C’est un pur polar crépusculaire que nous propose Giordano Gerdelini, un polar sec et nerveux, filmé pied au plancher, sombre et violent. Il campe son intrigue dans un Bruxelles filmé sans aucun souci de carte postale, à peine voit-on l’Atomium dans quelques plans. Le Bruxelles de Gerdelini est fait de modestes appartements exigus, d’entrepôts abandonnés, de zones de fret désertes, le tout filmé sous un ciel plombé. La musique de Laurent Garnier, métallique et répétitive, colle parfaitement aux images et elle d’ailleurs très bien utilisée, donnant le rythme qui convient à cette histoire somme toute banale
de grand banditisme et de vengeance
. Les scènes d’actions sont assez courtes, hormis l’affrontement final qui dure un peu (trop) mais c’est presque la loi du genre. La violence n’est pas absente mais elle n’est pas complaisante, elle est dosée avec justesse. Le film n’oublie pas de faire sa place aux sentiments de Léo, qui vient de perdre un fils avec lequel, clairement, il n’arrivait plus à communiquer. Et puis il y a même quelques pointes d’humour, toutes petites mais efficaces (comme quand Léo déclare avoir quitté l’Espagne pour la Belgique pour « le climat et le championnat de foot »). Le film est avare en flash back, probablement pour conserver le plus longtemps possible le mystère qui entoure le personnage de Léo. Il y a malgré tout une scène d’ouverture assez intriguant, assez glaçante dont on ne comprend pas très bien d’emblée ni à quoi elle sert, ni dans quelle chronologie la situer. Dans la forme tout cela est rondement mené, avec efficacité et en nous offrant même de temps en temps des très beaux plans, une belle lumière, une belle photographie. Du casting, on retiendra surtout la performance d’Antonio de la Torre. Ceux qui lise ces critiques savent que, à plusieurs reprises, j’ai dit tout le bien que je pensais de cet acteur espagnol à l’occasion de « Que Dios nos perdonne » à « La isla Minima » en passant par « El Reino ». De la Torre joue avec beaucoup de retenue et de sobriété cet homme mystérieux et taiseux, porteur de secrets un peu trop lourds pour lui, très solitaire. Je suis un peu plus réservée sur le reste du casting en commençant par Marine Vacht, qui n’est pas totalement convaincante en jeune policière obstinée, un peu trop frêle peut-être. Quand à Olivier Gourmet, il n’a pas un rôle qui lui permet de donner libre court au talent qu’on lui connait, trop peu écrit et surtout pas très bien écrit. L’intrigue de « Entre la vie et la mort » (on comprend assez tard le pourquoi du titre) n’est pas très originale,
une histoire de braquage qui tourne mal, de père grillant la politesse à la police pour venger seul son fils
, rien de très nouveau sous le soleil du film noir, c’est clair ! Mais l’intrigue se tient, si on ferme les yeux sur deux trois bricoles : la fille immédiatement sous les ordres de son père-commissaire, ou encore un poste de conducteur de transports en commun tenu par un homme sujet à des migraines aussi violentes que brutales. Comme l’intrigue est simple, l’intérêt du scénario se situe plutôt ailleurs :
comment Léo va réussir à remonter aux commanditaires du braquage et surtout qui est vraiment ce conducteur de métro qui sait se battre, manie les armes avec aisance, dont le dossier Interpol est inaccessible ?

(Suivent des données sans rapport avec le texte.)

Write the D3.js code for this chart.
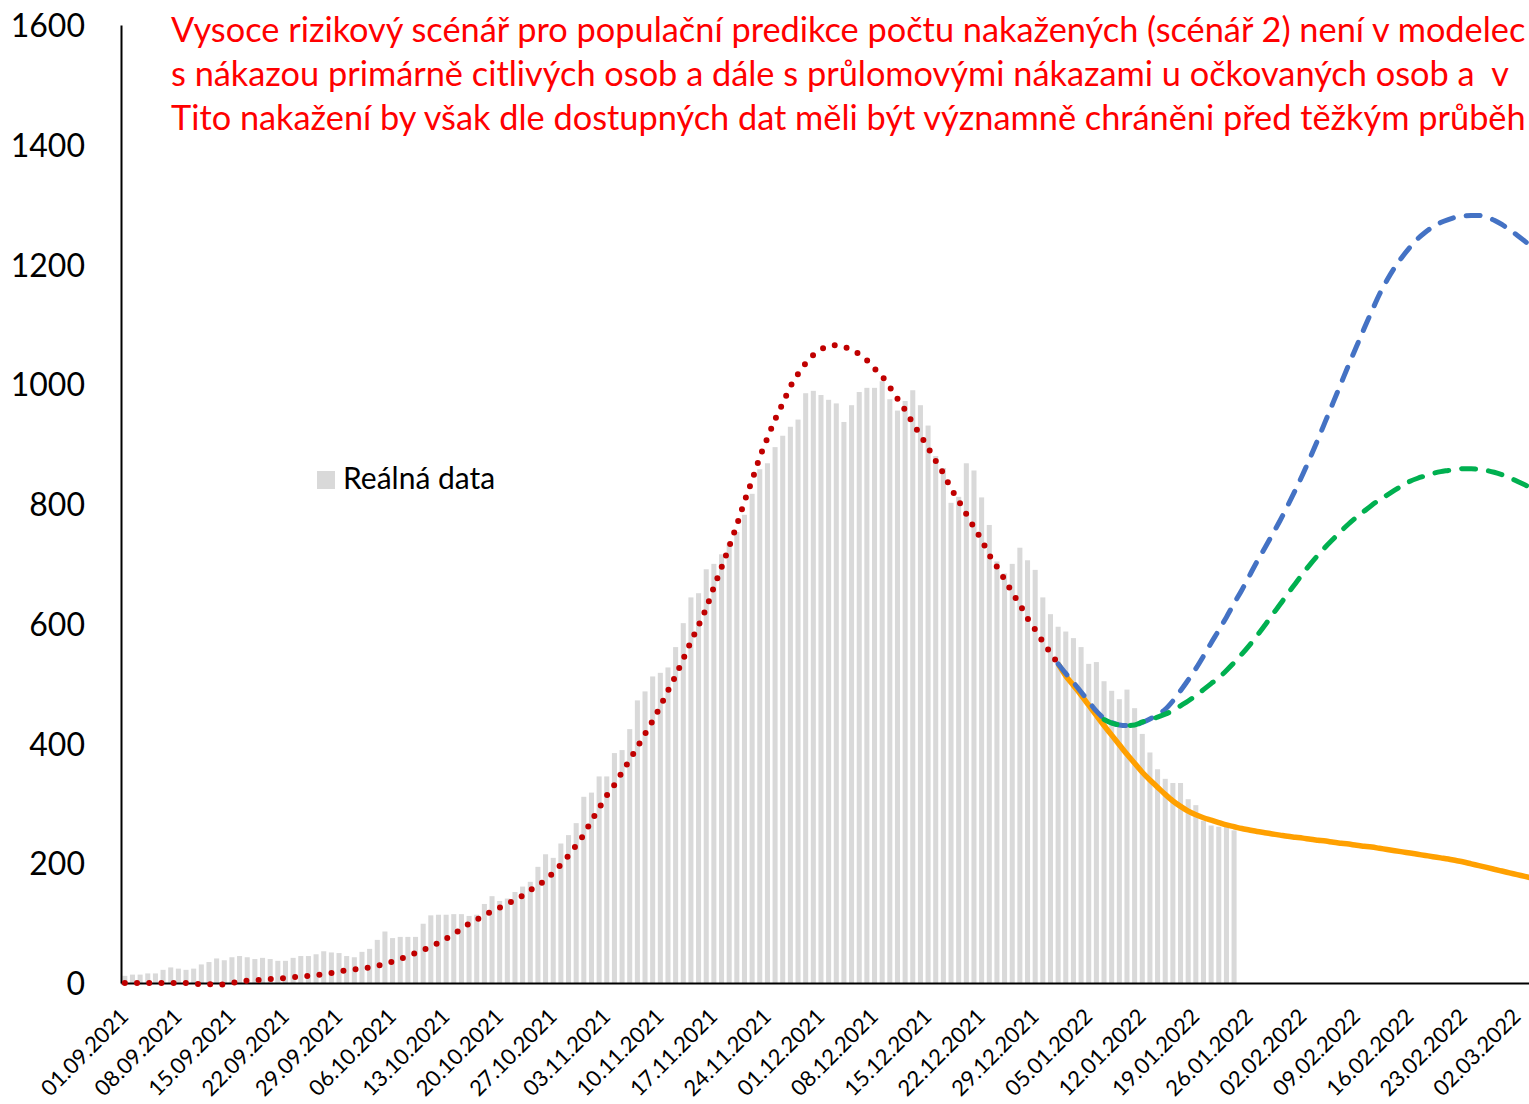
<!DOCTYPE html>
<html>
<head>
<meta charset="utf-8">
<script src="https://cdn.jsdelivr.net/npm/d3@7"></script>
<style>
  html, body { margin: 0; padding: 0; background: #fff; overflow: hidden; }
  svg { display: block; overflow: hidden; }
  text { font-family: Lato, "Open Sans", sans-serif; }
</style>
</head>
<body>
<svg id="chart" width="1529" height="1104"></svg>
<script>
// ---------------- DATA ----------------
const startDay = new Date(2021, 8, 1);       // 01.09.2021 = category 0
const categoryCount = 192;                   // daily categories shown on the axis

const tickLabels = ["01.09.2021","08.09.2021","15.09.2021","22.09.2021","29.09.2021",
  "06.10.2021","13.10.2021","20.10.2021","27.10.2021","03.11.2021","10.11.2021",
  "17.11.2021","24.11.2021","01.12.2021","08.12.2021","15.12.2021","22.12.2021",
  "29.12.2021","05.01.2022","12.01.2022","19.01.2022","26.01.2022","02.02.2022",
  "09.02.2022","16.02.2022","23.02.2022","02.03.2022"];

const yTicks = [0, 200, 400, 600, 800, 1000, 1200, 1400, 1600];

// Reálná data (daily, from 01.09.2021)
const realData = [12,14,14,16,16,22,26,24,22,24,31,35,41,38,43,45,43,40,42,40,
  37,37,42,45,45,48,53,51,50,45,43,52,57,72,86,75,77,77,77,99,
  113,114,114,115,115,112,114,132,145,137,141,152,161,169,194,215,209,233,247,267,
  311,318,345,345,384,389,424,472,487,512,518,527,561,601,644,651,691,700,716,735,
  753,782,817,858,868,895,914,929,941,985,989,982,974,968,937,965,987,994,994,1005,
  975,956,972,990,965,931,880,860,802,812,868,856,811,765,704,684,700,727,706,690,
  644,616,595,587,576,561,533,536,504,488,474,490,459,416,385,357,341,334,334,307,
  297,271,263,261,261,255];

// Model fit (red dotted), from 01.09.2021
const modelFit = [0,0,0,0,0,0,0,0,0,-1,-2,-2,-3,-2,0,2,4,4.5,5.5,6.7,
  7.5,8.2,9.5,10.7,12,13.3,14.7,16.5,19.5,21.3,22.5,24.3,26,28.8,32,35.8,40,45,50,55,
  61,67,74,82,90,99,106,113,120,126,132,139,146,155,163,172,184,198,213,230,
  248,271,292,313,331,352,373,394,416,438,462,488,513,541,570,597,626,661,694,729,
  765,804,840,878,910,941,968,996,1017,1035,1049,1058,1064,1065,1062,1058,1050,1040,1026,1013,
  995,976,957,935,915,894,872,851,826,805,783,761,740,715,695,674,652,632,609,590,
  570,551,533];

// Scenario curves
const scenarioStart = 122;                  // category index where orange & blue begin
const orangeScenario = [533,513,497,481,464,447,430,414,398,382,367,352,339,327,315,304,295,287,281,276,
  272,268,264,261,258,255.5,253,251,249,247,245,243.5,242,240,238.5,237,235,233.5,232,230,
  228.5,227,225,223,221,219,217,215,213,211,209,207,204.5,202,199,196,193,190,187,184,
  181,178,175];
const blueScenario = [533,517,502,486,470,454,442,435,431,430,431,435,441,448,457,471,488,506,525,546,
  568,589,611,634,656,680,704,726,749,772,797,823,850,879,909,940,971,1002,1033,1063,
  1093,1122,1150,1174,1195,1213,1229,1243,1254,1263,1270,1275,1279,1281,1282,1282,1279,1274,1267,1258,
  1249,1239,1228];
const greenStart = 128;
const greenScenario = [440,434,431,430,431,436,440,444,449,455,463,471,480,490,500,510,522,535,549,564,
  580,597,615,632,650,667,684,700,715,729,742,755,767,778,788,798,807,815,823,831,
  838,843,847,851,854,856,858,859,859,858,856,853,849,844,838,832,826];

// Title as visible in the reference (the source picture cuts it at its right edge)
const titleLines = [
  "Vysoce rizikový scénář pro populační predikce počtu nakažených (scénář 2) není v modelec",
  "s nákazou primárně citlivých osob a dále s průlomovými nákazami u očkovaných osob a  v",
  "Tito nakažení by však dle dostupných dat měli být významně chráněni před těžkým průběh"
];
const legendLabel = "Reálná data";

// ---------------- CHART ----------------
const fmt = d3.timeFormat("%d.%m.%Y");
const categories = d3.range(categoryCount).map(i => fmt(d3.timeDay.offset(startDay, i)));

const W = 1529;
const svg = d3.select("#chart");
const plotLeft = 121, plotBottom = 983, plotTop = 25, step = 7.65;

const x = d3.scaleBand()
  .domain(d3.range(categoryCount))
  .range([plotLeft, plotLeft + step * categoryCount])
  .paddingInner(0.34)
  .paddingOuter(0.17);
const bw = x.bandwidth();
const xc = i => x(i) + bw / 2;

const y = d3.scaleLinear().domain([0, 1600]).range([plotBottom, plotTop]);

// bars
svg.append("g").selectAll("rect")
  .data(realData)
  .join("rect")
  .attr("x", (d, i) => x(i))
  .attr("width", bw)
  .attr("y", d => y(d))
  .attr("height", d => y(0) - y(d))
  .attr("fill", "#d9d9d9");

// axes
const yAxis = svg.append("g")
  .attr("transform", `translate(${plotLeft},0)`)
  .call(d3.axisLeft(y).tickValues(yTicks).tickSize(0).tickSizeOuter(0).tickPadding(36).tickFormat(d3.format("d")));
yAxis.select(".domain").attr("stroke", "#000").attr("stroke-width", 2);
yAxis.selectAll("text").attr("font-family", "Lato").attr("font-size", 32).attr("fill", "#000").attr("dy", "0.36em");

const tickIdx = tickLabels.map(l => categories.indexOf(l));
const xAxis = svg.append("g")
  .attr("transform", `translate(0,${plotBottom})`)
  .call(d3.axisBottom(x).tickValues(tickIdx).tickSize(0).tickSizeOuter(0).tickFormat(i => categories[i]));
xAxis.select(".domain").attr("stroke", "#000").attr("stroke-width", 2);
xAxis.selectAll("text")
  .attr("font-family", "Lato").attr("font-size", 22).attr("fill", "#000")
  .attr("x", 0).attr("y", 0).attr("dy", 0)
  .attr("text-anchor", "end")
  .attr("transform", "translate(5,35) rotate(-45)");

// lines
const line = d3.line().x(d => xc(d.i)).y(d => y(d.v)).curve(d3.curveMonotoneX);
const toPts = (arr, start) => arr.map((v, k) => ({ i: start + k, v }));

svg.append("path").datum(toPts(modelFit, 0)).attr("d", line)
  .attr("fill", "none").attr("stroke", "#c00000").attr("stroke-width", 6)
  .attr("stroke-linecap", "round").attr("stroke-dasharray", "0 12.2");

svg.append("path").datum(toPts(orangeScenario, scenarioStart)).attr("d", line)
  .attr("fill", "none").attr("stroke", "#ffa000").attr("stroke-width", 5.5);

svg.append("path").datum(toPts(blueScenario, scenarioStart)).attr("d", line)
  .attr("fill", "none").attr("stroke", "#4472c4").attr("stroke-width", 5)
  .attr("stroke-linecap", "round").attr("stroke-dasharray", "14 13");

svg.append("path").datum(toPts(greenScenario, greenStart)).attr("d", line)
  .attr("fill", "none").attr("stroke", "#00b050").attr("stroke-width", 5)
  .attr("stroke-linecap", "round").attr("stroke-dasharray", "14 13");

// legend
svg.append("rect").attr("x", 317).attr("y", 471).attr("width", 18).attr("height", 18).attr("fill", "#d9d9d9");
svg.append("text").attr("x", 343).attr("y", 489).attr("font-size", 30).attr("fill", "#000").text(legendLabel);

// title (fit inside the picture's right edge)
const titleX = 171;
const title = svg.append("g").selectAll("text")
  .data(titleLines)
  .join("text")
  .attr("x", titleX)
  .attr("y", (d, i) => 41.5 + i * 44)
  .attr("font-size", 34.4)
  .attr("fill", "#ff0000")
  .style("white-space", "pre")
  .text(d => d);
const maxLen = d3.max(title.nodes(), n => n.getComputedTextLength());
const avail = W - 3 - titleX;
if (maxLen > avail) title.attr("font-size", 34.4 * avail / maxLen);
</script>
</body>
</html>
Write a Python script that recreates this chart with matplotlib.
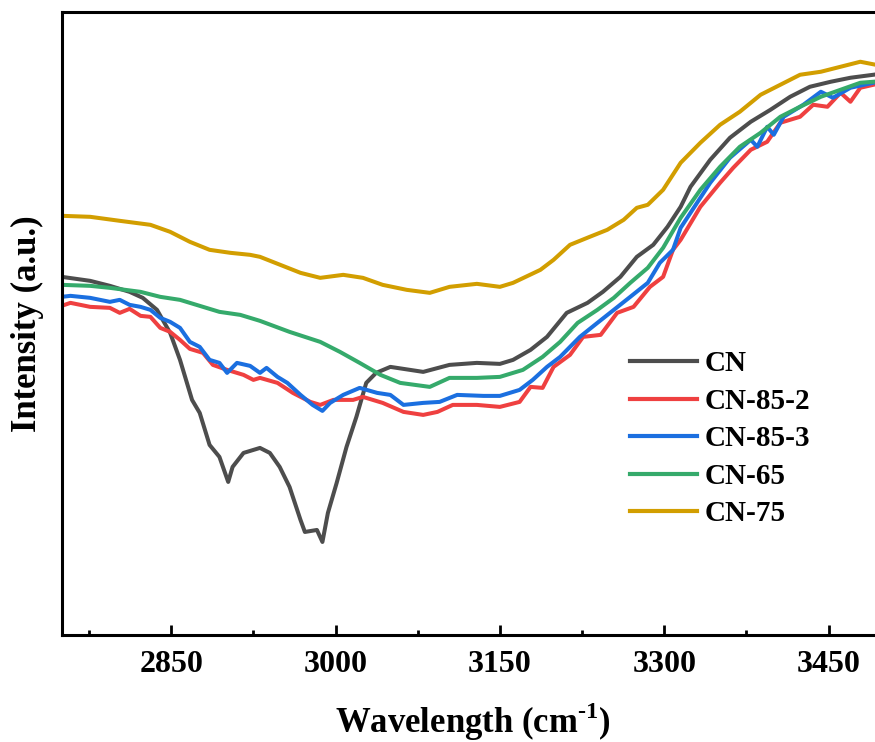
import matplotlib
matplotlib.use("Agg")
import matplotlib.pyplot as plt

plt.rcParams['font.family'] = ['Liberation Serif', 'DejaVu Serif']
plt.rcParams['font.weight'] = 'bold'
plt.rcParams['mathtext.fontset'] = 'custom'
plt.rcParams['mathtext.rm'] = 'Liberation Serif:bold'
plt.rcParams['mathtext.bf'] = 'Liberation Serif:bold'

# wavenumber (cm-1) / intensity (a.u.)
cn_x = [2750, 2776, 2794, 2812, 2824, 2837, 2849, 2858, 2869, 2876, 2885, 2894, 2902, 2906,
        2916, 2931, 2940, 2949, 2958, 2968, 2972, 2983, 2988, 2993, 3001, 3010, 3019, 3028,
        3037, 3050, 3080, 3104, 3129, 3150, 3162, 3178, 3193, 3211, 3230, 3244, 3260, 3275,
        3290, 3303, 3315, 3324, 3342, 3360, 3379, 3397, 3415, 3433, 3452, 3470, 3491]
cn_y = [358, 354, 349, 343, 337, 325, 302, 275, 235, 222, 190, 178, 153, 168,
        182, 187, 182, 168, 148, 115, 103, 105, 93, 122, 152, 188, 218, 252,
        262, 268, 263, 270, 272, 271, 275, 285, 298, 322, 332, 343, 358, 378,
        390, 408, 428, 448, 475, 497, 513, 525, 538, 548, 553, 557, 560]

cn852_x = [2750, 2758, 2776, 2794, 2803, 2812, 2822, 2831, 2840, 2849, 2858, 2867, 2879, 2888,
           2901, 2916, 2925, 2931, 2947, 2961, 2977, 2986, 2998, 3016, 3025, 3043, 3062, 3080,
           3093, 3107, 3129, 3150, 3168, 3178, 3189, 3199, 3214, 3226, 3242, 3257, 3272, 3287,
           3299, 3308, 3315, 3333, 3351, 3363, 3379, 3394, 3406, 3424, 3436, 3449, 3461, 3470,
           3479, 3491]
cn852_y = [329, 332, 328, 327, 322, 326, 319, 318, 307, 303, 295, 286, 282, 270,
           265, 260, 255, 257, 252, 242, 233, 230, 235, 235, 238, 232, 223, 220,
           223, 230, 230, 228, 233, 248, 247, 268, 280, 298, 300, 322, 328, 348,
           358, 385, 395, 428, 452, 467, 485, 493, 512, 518, 530, 528, 542, 533,
           547, 550]

cn853_x = [2750, 2758, 2776, 2794, 2803, 2812, 2822, 2831, 2840, 2849, 2858, 2867, 2876, 2885,
           2894, 2901, 2910, 2922, 2931, 2937, 2947, 2956, 2968, 2979, 2988, 2995, 3007, 3022,
           3038, 3050, 3062, 3080, 3095, 3111, 3135, 3150, 3168, 3180, 3193, 3205, 3223, 3239,
           3254, 3269, 3285, 3296, 3308, 3315, 3324, 3342, 3360, 3379, 3385, 3394, 3400, 3409,
           3427, 3443, 3454, 3470, 3491]
cn853_y = [338, 339, 337, 333, 335, 330, 328, 325, 317, 313, 307, 293, 288, 275,
           272, 262, 272, 269, 262, 267, 258, 252, 240, 230, 224, 232, 240, 247,
           242, 240, 230, 232, 233, 240, 239, 239, 245, 255, 268, 278, 298, 312,
           325, 338, 352, 372, 385, 407, 422, 452, 477, 495, 488, 508, 500, 518,
           530, 543, 537, 547, 552]

cn65_x = [2750, 2776, 2794, 2822, 2840, 2858, 2876, 2894, 2913, 2931, 2958, 2986, 3004, 3022,
          3041, 3059, 3086, 3104, 3129, 3150, 3171, 3189, 3205, 3221, 3239, 3254, 3269, 3285,
          3299, 3315, 3333, 3351, 3369, 3388, 3406, 3424, 3443, 3461, 3479, 3491]
cn65_y = [350, 349, 347, 343, 338, 335, 329, 323, 320, 314, 303, 293, 283, 272,
          260, 252, 248, 257, 257, 258, 265, 278, 293, 312, 325, 337, 352, 367,
          387, 417, 445, 468, 488, 502, 518, 528, 538, 545, 552, 553]

cn75_x = [2750, 2776, 2803, 2831, 2849, 2867, 2885, 2904, 2922, 2931, 2968, 2986, 3007, 3025,
          3043, 3065, 3086, 3104, 3129, 3150, 3162, 3187, 3199, 3214, 3232, 3248, 3263, 3275,
          3285, 3299, 3315, 3333, 3351, 3369, 3388, 3406, 3424, 3443, 3461, 3479, 3493]
cn75_y = [419, 418, 414, 410, 403, 393, 385, 382, 380, 378, 362, 357, 360, 357,
          350, 345, 342, 348, 351, 348, 352, 365, 375, 390, 398, 405, 415, 427,
          430, 445, 472, 492, 510, 523, 540, 550, 560, 563, 568, 573, 570]

series = [
    ("CN", cn_x, cn_y, "#4d4d4d"),
    ("CN-85-2", cn852_x, cn852_y, "#ef4040"),
    ("CN-85-3", cn853_x, cn853_y, "#1b6fe0"),
    ("CN-65", cn65_x, cn65_y, "#35aa6b"),
    ("CN-75", cn75_x, cn75_y, "#d29e00"),
]

fig = plt.figure(figsize=(8.75, 7.42), dpi=100)
ax = fig.add_axes([0.0705, 0.1442, 0.939, 0.84])

for name, xs, ys, c in series:
    ax.plot(xs, ys, color=c, lw=2.9, label=name)

ax.set_xlim(2750, 3500)
ax.set_ylim(0, 623)
ax.set_xticks([2850, 3000, 3150, 3300, 3450])
ax.set_xticks([2775, 2925, 3075, 3225, 3375], minor=True)
ax.set_yticks([])
ax.tick_params(axis='x', which='major', direction='in', length=7, width=2, labelsize=23, pad=11)
ax.tick_params(axis='x', which='minor', direction='in', length=3.5, width=2)
for s in ax.spines.values():
    s.set_linewidth(2.2)

ax.set_xlabel(r'Wavelength (cm$^{\text{-1}}$)', fontsize=25, fontweight='bold', labelpad=15)
ax.set_ylabel('Intensity (a.u.)', fontsize=25, fontweight='bold', labelpad=13)

leg = fig.legend(loc='upper left', bbox_to_anchor=(0.72, 0.528), frameon=False,
                 fontsize=21, handlelength=2.3, handletextpad=0.25, labelspacing=0.36,
                 borderpad=0, borderaxespad=0)
for line in leg.get_lines():
    line.set_linewidth(3)

fig.savefig("out.png", dpi=100)
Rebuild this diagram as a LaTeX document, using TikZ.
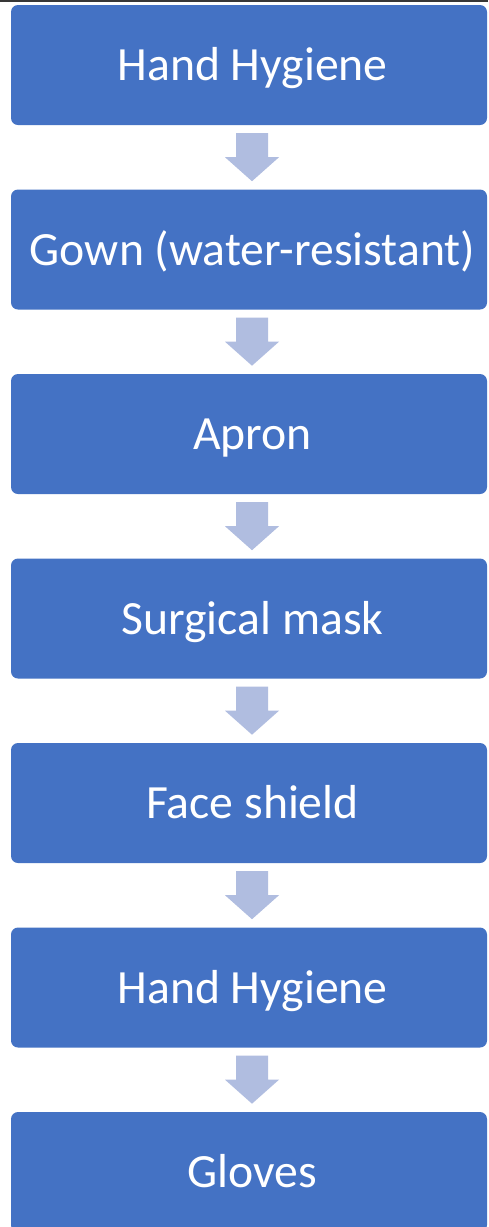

Sans être un polar monstrueux (contrairement aux films espagnols que j’ai cité plus haut, qui ont beaucoup plus de fond et de puissance), sans être un film noir du genre inoubliable, « Entre le Vie et la mort » est un moment de cinéma efficace et rondement mené, qui tient la promesse sans prétention qu’il nous fait avec sa bande annonce.